Negeri ini memutuskan untuk mengadili seorang nenek, yang bahkan untuk menggenggam pena pun mungkin harus dua kali berpikir, karena diduga memalsukan dokumen silsilah keluarga. Sungguh, sebuah “kejahatan besar” bagi bangsa yang katanya menjunjung tinggi nilai Pancasila. Sebuah dosa tak terampuni di tengah negara yang seharusnya penuh kasih dan perikemanusiaan.
Kasus ini bermula pada 14 Mei 2021. Bersama 16 orang lainnya, Nyoman Reja diduga menyusun silsilah keluarga yang mencantumkan I Riyeg, atau I Wayan Riyeg, sebagai anak dari I Made Gombloh, yang menikah secara nyentana dengan Ni Rumpeng. Sebuah informasi yang dianggap bertentangan dengan dokumen resmi yang menyatakan bahwa I Riyeg adalah anak dari Jro Made Lusuh, hasil dari pernikahan biasa dengan status purusa. Tahun berikutnya, 11 Mei 2022, silsilah itu kembali disusun, lagi-lagi dengan versi yang sama. Padahal, ada dokumen dari tahun 1985 dan surat keterangan Nomor 30/K.d/X/1979 yang dianggap sebagai rujukan yang sah.
Di tengah persengketaan tanah warisan inilah, hukum kita memilih jalur pidana. Jaksa Penuntut Umum menyebut tindakan mereka sebagai “pemalsuan dokumen”, mengaburkan asal-usul, dan berpotensi merugikan pihak lain. Hukum pun bersiap menghunuskan pedangnya. Tapi siapa yang benar-benar dirugikan? Tanahnya? Data silsilah? Atau kemanusiaan kita yang sudah habis dikikis birokrasi?
Ni Nyoman Reja tidak datang dengan pelindung hukum yang mewah. Ia hadir hanya dengan tubuh renta dan busana adat Bali berwarna putih. Ia bukan seorang mafia tanah. Ia bukan bagian dari sindikat pemalsuan akta. Ia hanya seorang nenek, yang barangkali bahkan sudah tak mampu membaca ulang dokumen yang ia tandatangani. Tapi hukum tidak peduli. Karena pasal-pasal itu, dingin. Tak punya mata. Tak punya hati. Tak bisa mencium bau minyak kayu putih yang biasa dipakai untuk menghangatkan tulang-tulang tua.

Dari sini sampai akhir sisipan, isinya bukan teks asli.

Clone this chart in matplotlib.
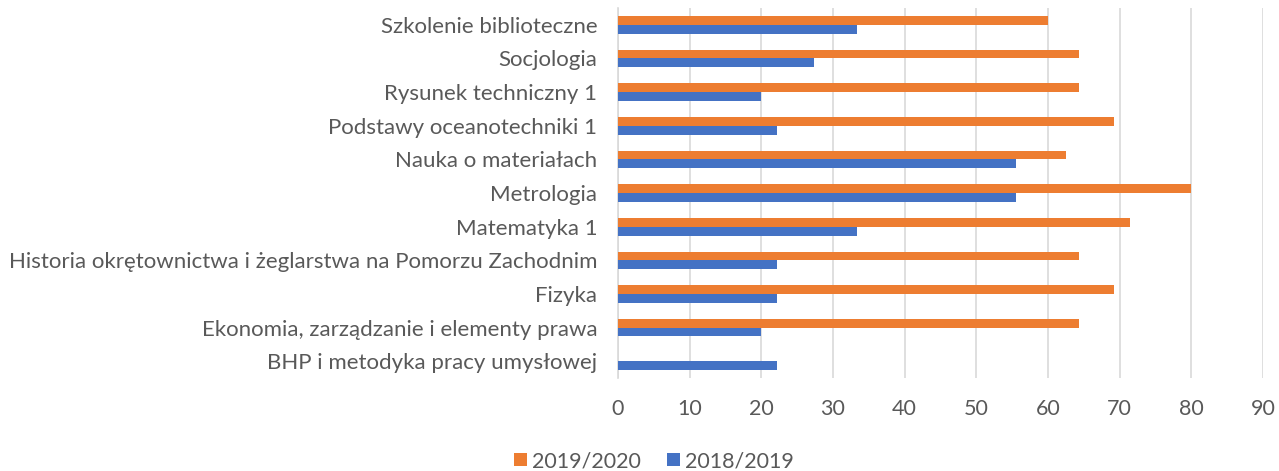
import numpy as np
import matplotlib
matplotlib.use('Agg')
import matplotlib.pyplot as plt

plt.rcParams['font.family'] = ['Lato', 'DejaVu Sans']

#dane (od dołu do góry)
przedmioty = ['BHP i metodyka pracy umysłowej',
              'Ekonomia, zarządzanie i elementy prawa',
              'Fizyka',
              'Historia okrętownictwa i żeglarstwa na Pomorzu Zachodnim',
              'Matematyka 1',
              'Metrologia',
              'Nauka o materiałach',
              'Podstawy oceanotechniki 1',
              'Rysunek techniczny 1',
              'Socjologia',
              'Szkolenie biblioteczne']
r2019_2020 = [0, 64.3, 69.2, 64.3, 71.4, 80.0, 62.5, 69.2, 64.3, 64.3, 60.0]
r2018_2019 = [22.2, 20.0, 22.2, 22.2, 33.3, 55.6, 55.6, 22.2, 20.0, 27.3, 33.3]
ticks_x = np.arange(0, 100, 10)

naranja = '#ED7D31'
azul = '#4472C4'
gris = '#595959'

fig = plt.figure(figsize=(12.79, 4.71), dpi=100)
ax = fig.add_axes([618/1279, 0.197, 645/1279, 0.786])

y = np.arange(len(przedmioty))
h = 0.26
ax.barh(y + h/2, r2019_2020, height=h, color=naranja, label='2019/2020', zorder=3)
ax.barh(y - h/2, r2018_2019, height=h, color=azul, label='2018/2019', zorder=3)

ax.set_xlim(0, 90)
ax.set_ylim(-0.5, len(przedmioty) - 0.5)
ax.set_xticks(ticks_x)
ax.set_yticks(y)
ax.set_yticklabels(przedmioty)
ax.grid(axis='x', color='#d9d9d9', linewidth=1.2, zorder=0)
for s in ['top', 'right', 'bottom']:
    ax.spines[s].set_visible(False)
ax.spines['left'].set_color('#d9d9d9')
ax.spines['left'].set_linewidth(1.2)
ax.tick_params(axis='both', length=0, colors=gris)
ax.tick_params(axis='x', pad=15, labelsize=15.5)
ax.tick_params(axis='y', pad=15, labelsize=16)

fig.legend(loc='center', bbox_to_anchor=(654/1279, 1 - 461/471), ncol=2,
           frameon=False, fontsize=15.5, labelcolor=gris,
           handlelength=0.6, handleheight=0.6, handletextpad=0.25, columnspacing=1.2)

plt.savefig('out.png', dpi=100)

Kuasa hukumnya, I Made Somya Putra, berteriak lirih di tengah kekakuan sistem, ini perdata, bukan pidana. Tapi siapa yang mau mendengar? Pelapor bahkan tidak punya hubungan langsung dengan tanah yang diperebutkan. Tapi pengadilan tetap berjalan. Proses tetap berlangsung. Nenek itu, yang seharusnya duduk tenang menatap langit sore sambil tersenyum kecil mengingat masa lalu, malah duduk menatap hakim dengan mata nanar, bingung, letih.
Publik menyaksikan. Netizen membanjiri media sosial dengan doa dan simpati. Tapi apakah air mata dunia maya bisa menyeka air mata di pipi nenek itu? Apakah keadilan harus dibayar dengan langkah tertatih seorang lansia?

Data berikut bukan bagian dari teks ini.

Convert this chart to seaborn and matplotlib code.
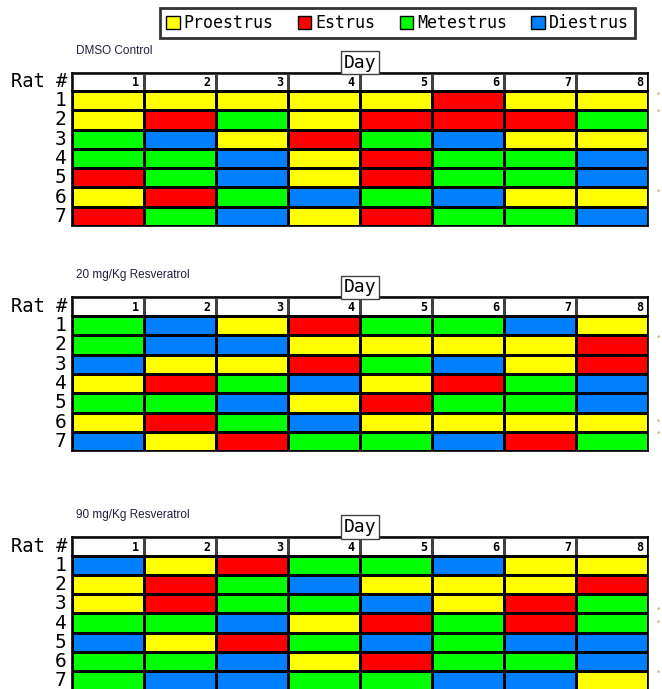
import numpy as np
import matplotlib
matplotlib.use("Agg")
import matplotlib.pyplot as plt
import seaborn as sns
from matplotlib.colors import ListedColormap
from matplotlib.patches import Patch

# stage order: 0 Proestrus, 1 Estrus, 2 Metestrus, 3 Diestrus
stages = ["Proestrus", "Estrus", "Metestrus", "Diestrus"]
stage_colors = ["#ffff00", "#ff0000", "#00ff00", "#0080ff"]
days = ["1", "2", "3", "4", "5", "6", "7", "8"]
rats = ["1", "2", "3", "4", "5", "6", "7"]

dmso = [
    [0, 0, 0, 0, 0, 1, 0, 0],
    [0, 1, 2, 0, 1, 1, 1, 2],
    [2, 3, 0, 1, 2, 3, 0, 0],
    [2, 2, 3, 0, 1, 2, 2, 3],
    [1, 2, 3, 0, 1, 2, 2, 3],
    [0, 1, 2, 3, 2, 3, 0, 0],
    [1, 2, 3, 0, 1, 2, 2, 3],
]
res20 = [
    [2, 3, 0, 1, 2, 2, 3, 0],
    [2, 3, 3, 0, 0, 0, 0, 1],
    [3, 0, 0, 1, 2, 3, 0, 1],
    [0, 1, 2, 3, 0, 1, 2, 3],
    [2, 2, 3, 0, 1, 2, 2, 3],
    [0, 1, 2, 3, 0, 0, 0, 0],
    [3, 0, 1, 2, 2, 3, 1, 2],
]
res90 = [
    [3, 0, 1, 2, 2, 3, 0, 0],
    [0, 1, 2, 3, 0, 0, 0, 1],
    [0, 1, 2, 2, 3, 0, 1, 2],
    [2, 2, 3, 0, 1, 2, 1, 2],
    [3, 0, 1, 2, 3, 2, 3, 3],
    [2, 2, 3, 0, 1, 2, 2, 3],
    [2, 3, 3, 2, 2, 3, 3, 0],
]
titles = ["DMSO Control", "20 mg/Kg Resveratrol", "90 mg/Kg Resveratrol"]
# small marks at the right edge (row position, in row units from top)
stars = [[0.2, 1.05, 5.2], [1.15, 5.5, 6.1], [2.8, 3.5, 6.05]]

W, H = 662, 689
mono = "DejaVu Sans Mono"
cmap = ListedColormap(stage_colors)

fig = plt.figure(figsize=(W / 100, H / 100), dpi=100)


def fx(px):
    return px / W


def fy(py):
    return 1 - py / H


def draw_block(data, title, star_rows, top):
    # top = pixel y of the header row's top edge
    left, right = 72, 648
    head_h = 18.5
    row_h = 19.3
    grid_top = top + head_h

    # header row with day numbers
    hax = fig.add_axes([fx(left), fy(grid_top), fx(right - left), head_h / H])
    sns.heatmap(np.zeros((1, 8)), cmap=ListedColormap(["white"]), cbar=False,
                linewidths=1, linecolor="#404040", ax=hax,
                xticklabels=False, yticklabels=False)
    for i, d in enumerate(days):
        hax.text(i + 0.93, 0.55, d, ha="right", va="center",
                 fontsize=8.5, fontweight="bold", family=mono)
    hax.text(-0.07, 0.5, "Rat #", ha="right", va="center", fontsize=13.5,
             family=mono)
    for s in hax.spines.values():
        s.set_visible(True)
        s.set_color("black")
        s.set_linewidth(1.2)

    # stage grid
    ax = fig.add_axes([fx(left), fy(grid_top + 7 * row_h),
                       fx(right - left), 7 * row_h / H])
    sns.heatmap(np.array(data), cmap=cmap, vmin=-0.5, vmax=3.5, cbar=False,
                linewidths=1, linecolor="black", ax=ax,
                xticklabels=False, yticklabels=rats)
    ax.set_yticklabels(rats, rotation=0, fontsize=14, family=mono)
    ax.tick_params(axis="y", length=0, pad=4)
    for s in ax.spines.values():
        s.set_visible(True)
        s.set_color("black")
        s.set_linewidth(1.2)
    for r in star_rows:
        ax.text(8 + 11 / 72, r, "*", fontsize=5, color="#c8823c",
                ha="center", va="center", clip_on=False)

    # "Day" box
    fig.text(fx(360), fy(top - 10), "Day", ha="center", va="center",
             fontsize=13, family=mono,
             bbox=dict(boxstyle="square,pad=0.15", facecolor="white",
                       edgecolor="#404040", linewidth=1))
    fig.text(fx(76), fy(top - 22), title, ha="left", va="center",
             fontsize=8.5, family="Liberation Sans", color="#202040")


draw_block(dmso, titles[0], stars[0], 72.5)
draw_block(res20, titles[1], stars[1], 297.5)
draw_block(res90, titles[2], stars[2], 537)

handles = [Patch(facecolor=c, edgecolor="black", linewidth=1) for c in stage_colors]
leg = fig.legend(handles, stages, loc="center", bbox_to_anchor=(fx(397.5), fy(23)),
                 ncol=4, frameon=True, fancybox=False, edgecolor="black",
                 handlelength=0.8, handleheight=0.8, handletextpad=0.25,
                 columnspacing=1.45, borderpad=0.38,
                 prop={"family": mono, "size": 12})
leg.get_frame().set_linewidth(2)

fig.savefig("out.png", dpi=100)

Dalam logika hukum, mungkin ini benar. Tapi dalam logika manusia, ini tragedi. Di negeri ini, kadang yang paling hina bukan kejahatan, tapi cara kita mengadili. Ketika seorang nenek renta dipaksa berjalan ke ruang sidang, sebenarnya bukan dia yang sedang diuji. Tapi kita. Bangsa ini.
Apakah kita masih manusia? Atau hanya mesin-mesin penghafal pasal, yang bahkan tak bisa mengenali rasa iba di wajah perempuan tua yang tubuhnya digerogoti waktu? Nyoman Reja hanya ingin pulang. Tapi sayangnya, pulang yang ia dapatkan... adalah ke ruang sidang.
Maaf, kopi tak pakai gula, pahit dan nikmatnya pun hilang. Tege benar dah!